Stated goal: Without the pictures, write out all the lines below exactly as they appear.

Data lines:
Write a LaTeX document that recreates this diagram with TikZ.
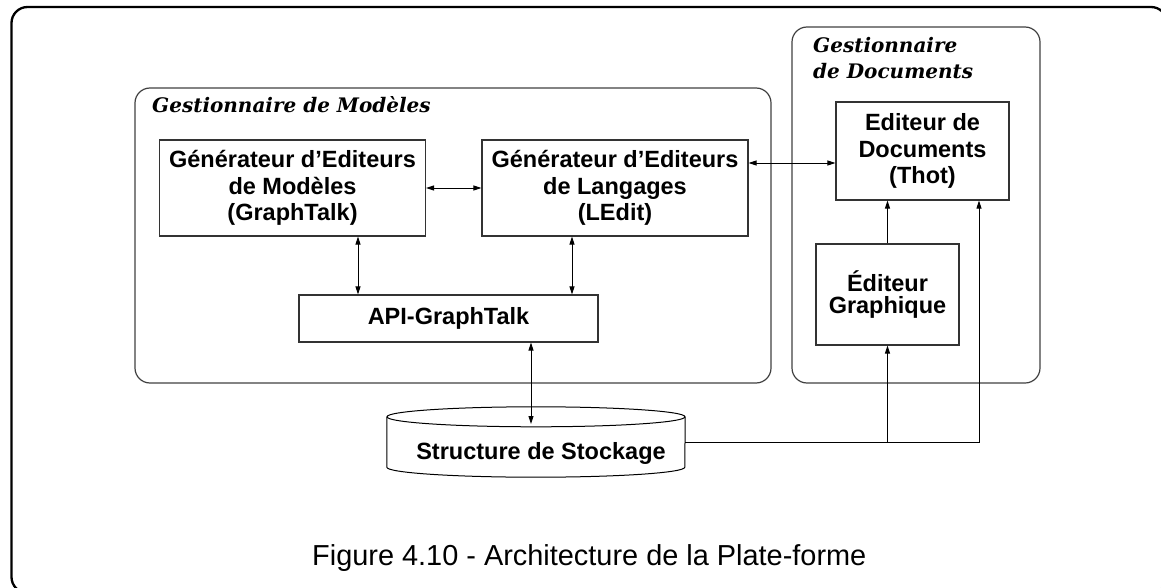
\documentclass[tikz,border=0pt]{standalone}
\usepackage{fontspec}
\setmainfont{Liberation Sans}
\newfontfamily\serifbi{DejaVu Serif}
\usetikzlibrary{arrows.meta}
\tikzset{
  box/.style={draw=black!80, line width=1.2pt, align=center, inner sep=0pt,
    font=\bfseries\fontsize{23.5}{26.3}\selectfont},
  group/.style={draw=black!75, line width=1.2pt, rounded corners=15pt},
  glabel/.style={anchor=base west, inner sep=0pt, font=\serifbi\bfseries\itshape\fontsize{20}{22}\selectfont},
  arr/.style={-{Triangle[length=8pt,width=5pt]}, line width=0.9pt},
  dbl/.style={{Triangle[length=8pt,width=5pt]}-{Triangle[length=8pt,width=5pt]}, line width=0.9pt},
}
\begin{document}
\begin{tikzpicture}[x=1pt,y=-1pt]
\useasboundingbox (0,0) rectangle (1161,588);
\begin{scope}
\clip (0,0) rectangle (1161,588);
\draw[line width=2.3pt, rounded corners=16pt] (11.5,7) rectangle (1167,593);
\end{scope}

% groups
\draw[group] (135,88) rectangle (771,383);
\draw[group] (792,27) rectangle (1040,383);
\node[glabel] (gml) at (152,113) {Gestionnaire de Modèles};
\node[glabel] (gdl1) at (813,53) {Gestionnaire};
\node[glabel] (gdl2) at (813,79) {de Documents};

% boxes
\node[box, minimum width=266pt, minimum height=96pt] (gem) at (292.5,188)
  {Générateur d’Editeurs\\de Modèles\\(GraphTalk)};
\node[box, minimum width=266pt, minimum height=96pt] (gel) at (615,188)
  {Générateur d’Editeurs\\de Langages\\(LEdit)};
\node[box, minimum width=299pt, minimum height=47pt] (api) at (448.5,318.5)
  {API-GraphTalk};
\node[box, minimum width=173pt, minimum height=98pt] (eddoc) at (922.5,151)
  {Editeur de\\Documents\\(Thot)};
\node[box, minimum width=143pt, minimum height=101pt,
  font=\bfseries\fontsize{23.5}{22}\selectfont] (edgr) at (887.5,294.5)
  {Éditeur\\Graphique};

% storage cylinder
\node[minimum width=298pt, minimum height=50pt, inner sep=0pt] (stock) at (536,442) {};
\node[anchor=base, inner sep=0pt, font=\bfseries\fontsize{23.5}{26.3}\selectfont]
  (stocktxt) at (541,459) {Structure de Stockage};
\draw[line width=1pt] (stock.north) ellipse [x radius=149pt, y radius=10pt];
\draw[line width=1pt] (stock.north west) -- (stock.south west)
  arc[start angle=180, end angle=360, x radius=149pt, y radius=10pt]
  -- (stock.north east);

% connectors
\coordinate (x1) at (358,0);
\coordinate (x2) at (572,0);
\coordinate (x3) at (531,0);
\coordinate (y1) at (0,163);
\coordinate (stocktop) at (531,424);
\coordinate (corner) at (979,442);
\draw[dbl] (gem.east) -- (gel.west);
\draw[dbl] (gem.south -| x1) -- (api.north -| x1);
\draw[dbl] (gel.south -| x2) -- (api.north -| x2);
\draw[dbl] (gel.east |- y1) -- (eddoc.west |- y1);
\draw[dbl] (api.south -| x3) -- (stocktop);
\draw[arr] (edgr.north) -- (edgr.north |- eddoc.south);
\draw[arr] (stock.east) -- (corner) -- (corner |- eddoc.south);
\draw[arr] (edgr.south |- corner) -- (edgr.south);

% caption
\node[anchor=base west, inner sep=0pt, font=\fontsize{28.9}{32}\selectfont]
  (cap) at (312,565) {Figure 4.10 - Architecture de la Plate-forme};
\end{tikzpicture}
\end{document}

Task response:
Write a LaTeX document that recreates this diagram with TikZ.
\documentclass[tikz,border=0pt]{standalone}
\usepackage{fontspec}
\setmainfont{Liberation Sans}
\newfontfamily\serifbi{DejaVu Serif}
\usetikzlibrary{arrows.meta}
\tikzset{
  box/.style={draw=black!80, line width=1.2pt, align=center, inner sep=0pt,
    font=\bfseries\fontsize{23.5}{26.3}\selectfont},
  group/.style={draw=black!75, line width=1.2pt, rounded corners=15pt},
  glabel/.style={anchor=base west, inner sep=0pt, font=\serifbi\bfseries\itshape\fontsize{20}{22}\selectfont},
  arr/.style={-{Triangle[length=8pt,width=5pt]}, line width=0.9pt},
  dbl/.style={{Triangle[length=8pt,width=5pt]}-{Triangle[length=8pt,width=5pt]}, line width=0.9pt},
}
\begin{document}
\begin{tikzpicture}[x=1pt,y=-1pt]
\useasboundingbox (0,0) rectangle (1161,588);
\begin{scope}
\clip (0,0) rectangle (1161,588);
\draw[line width=2.3pt, rounded corners=16pt] (11.5,7) rectangle (1167,593);
\end{scope}

% groups
\draw[group] (135,88) rectangle (771,383);
\draw[group] (792,27) rectangle (1040,383);
\node[glabel] (gml) at (152,113) {Gestionnaire de Modèles};
\node[glabel] (gdl1) at (813,53) {Gestionnaire};
\node[glabel] (gdl2) at (813,79) {de Documents};

% boxes
\node[box, minimum width=266pt, minimum height=96pt] (gem) at (292.5,188)
  {Générateur d’Editeurs\\de Modèles\\(GraphTalk)};
\node[box, minimum width=266pt, minimum height=96pt] (gel) at (615,188)
  {Générateur d’Editeurs\\de Langages\\(LEdit)};
\node[box, minimum width=299pt, minimum height=47pt] (api) at (448.5,318.5)
  {API-GraphTalk};
\node[box, minimum width=173pt, minimum height=98pt] (eddoc) at (922.5,151)
  {Editeur de\\Documents\\(Thot)};
\node[box, minimum width=143pt, minimum height=101pt,
  font=\bfseries\fontsize{23.5}{22}\selectfont] (edgr) at (887.5,294.5)
  {Éditeur\\Graphique};

% storage cylinder
\node[minimum width=298pt, minimum height=50pt, inner sep=0pt] (stock) at (536,442) {};
\node[anchor=base, inner sep=0pt, font=\bfseries\fontsize{23.5}{26.3}\selectfont]
  (stocktxt) at (541,459) {Structure de Stockage};
\draw[line width=1pt] (stock.north) ellipse [x radius=149pt, y radius=10pt];
\draw[line width=1pt] (stock.north west) -- (stock.south west)
  arc[start angle=180, end angle=360, x radius=149pt, y radius=10pt]
  -- (stock.north east);

% connectors
\coordinate (x1) at (358,0);
\coordinate (x2) at (572,0);
\coordinate (x3) at (531,0);
\coordinate (y1) at (0,163);
\coordinate (stocktop) at (531,424);
\coordinate (corner) at (979,442);
\draw[dbl] (gem.east) -- (gel.west);
\draw[dbl] (gem.south -| x1) -- (api.north -| x1);
\draw[dbl] (gel.south -| x2) -- (api.north -| x2);
\draw[dbl] (gel.east |- y1) -- (eddoc.west |- y1);
\draw[dbl] (api.south -| x3) -- (stocktop);
\draw[arr] (edgr.north) -- (edgr.north |- eddoc.south);
\draw[arr] (stock.east) -- (corner) -- (corner |- eddoc.south);
\draw[arr] (edgr.south |- corner) -- (edgr.south);

% caption
\node[anchor=base west, inner sep=0pt, font=\fontsize{28.9}{32}\selectfont]
  (cap) at (312,565) {Figure 4.10 - Architecture de la Plate-forme};
\end{tikzpicture}
\end{document}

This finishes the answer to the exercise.